The bids are in, and the contenders are Hobart and Melbourne. Both teams
have put in extremely polished, well-prepared bids and have obviously
put a lot of work into their initial planning. The level of
professionalism and enthusiasm exhibited by both groups is quite
astounding, and both have secured the support of their local tourism
authorities. Personally I think it's a pity they can't *both* win the
right to host LCA2008! Making a decision is certainly going to be tough,
and both have posted their bids to the linux-aus list so please take the
time to look them over and submit your comments to
committee at linux.org.au.
Whew, I'm exhausted now. It's taken me over 4 hours to write this email,
and probably almost that long for you to read it!

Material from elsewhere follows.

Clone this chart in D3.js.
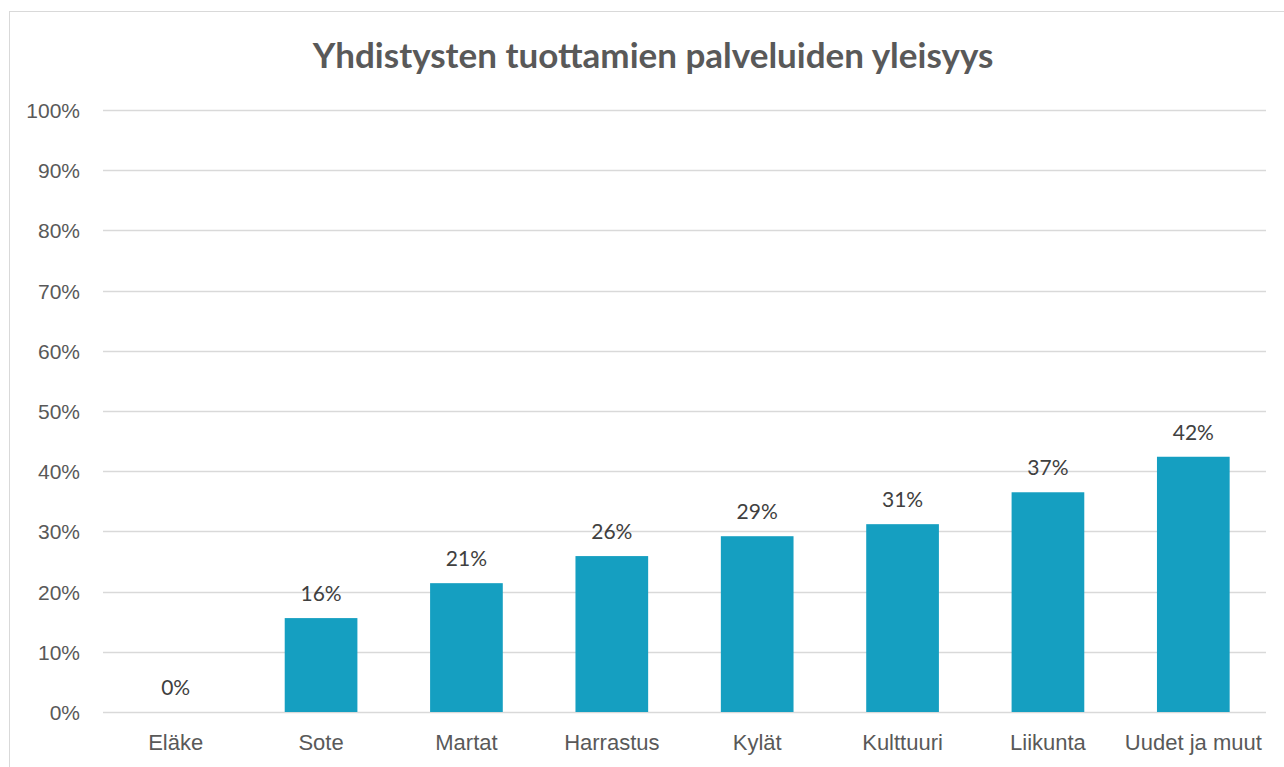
<!DOCTYPE html>
<html><head><meta charset="utf-8">
<script src="https://cdn.jsdelivr.net/npm/d3@7"></script>
<style>body{margin:0;background:#fff;}svg{display:block;font-family:Lato,"Open Sans",sans-serif;}</style>
</head><body>
<svg id="c" width="1284" height="767"></svg>
<script>
const categories = ["Eläke","Sote","Martat","Harrastus","Kylät","Kulttuuri","Liikunta","Uudet ja muut"];
const values = [0, 0.156, 0.214, 0.259, 0.292, 0.312, 0.365, 0.424];
const yTicks = [0,0.1,0.2,0.3,0.4,0.5,0.6,0.7,0.8,0.9,1.0];
const title = "Yhdistysten tuottamien palveluiden yleisyys";

const svg = d3.select("#c");
svg.append("rect").attr("x",9.5).attr("y",11.5).attr("width",1290).attr("height",770)
  .attr("fill","#fff").attr("stroke","#d9d9d9").attr("stroke-width",1);

const x = d3.scaleBand().domain(categories).range([103,1266]).paddingInner(0.5).paddingOuter(0.25);
const y = d3.scaleLinear().domain([0,1]).range([712,110]);
const fmt = d3.format(".0%");

svg.append("g").selectAll("line").data(yTicks).join("line")
  .attr("x1",103).attr("x2",1266).attr("y1",d=>Math.round(y(d))+0.5).attr("y2",d=>Math.round(y(d))+0.5)
  .attr("stroke","#d9d9d9").attr("stroke-width",1.5);

const yAxis = d3.axisLeft(y).tickValues(yTicks).tickFormat(fmt).tickSize(0).tickPadding(0);
const gy = svg.append("g").attr("transform","translate(80,0)").call(yAxis);
gy.select(".domain").remove();
gy.selectAll("text").attr("fill","#595959").style("font-size","21px").attr("dy","0.36em");

const xAxis = d3.axisBottom(x).tickSize(0).tickPadding(0);
const gx = svg.append("g").attr("transform","translate(0,734)").call(xAxis);
gx.select(".domain").remove();
gx.selectAll("text").attr("fill","#595959").style("font-size","22px").attr("dy","0.71em");

svg.append("g").selectAll("rect").data(values).join("rect")
  .attr("x",(d,i)=>x(categories[i])).attr("width",x.bandwidth())
  .attr("y",d=>y(d)).attr("height",d=>y(0)-y(d)).attr("fill","#159fc1");

svg.append("g").selectAll("text").data(values).join("text")
  .attr("x",(d,i)=>x(categories[i])+x.bandwidth()/2).attr("y",d=>y(d)-17)
  .attr("text-anchor","middle").attr("fill","#404040").style("font-size","21px").text(d=>fmt(d));

svg.append("text").attr("x",653).attr("y",68).attr("text-anchor","middle")
  .attr("fill","#595959").style("font-size","35px").style("font-weight","bold").text(title);
</script>
</body></html>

It's quite likely that
I've missed something important entirely so if you know of something
that should be reported please let me know.
Rock on Linux Australia :-)
 Full disclosure: IVT is my company, and I don't want anyone to think
I'm abusing my position by promoting it here but I think it's important
that we recognise the people and companies that support LA. These
President's Reports aren't ads, but from now on when I mention a company
that has provided support to LA I'll stick in a link to their website.
You'll see the same thing further down with Nerdvana, for example.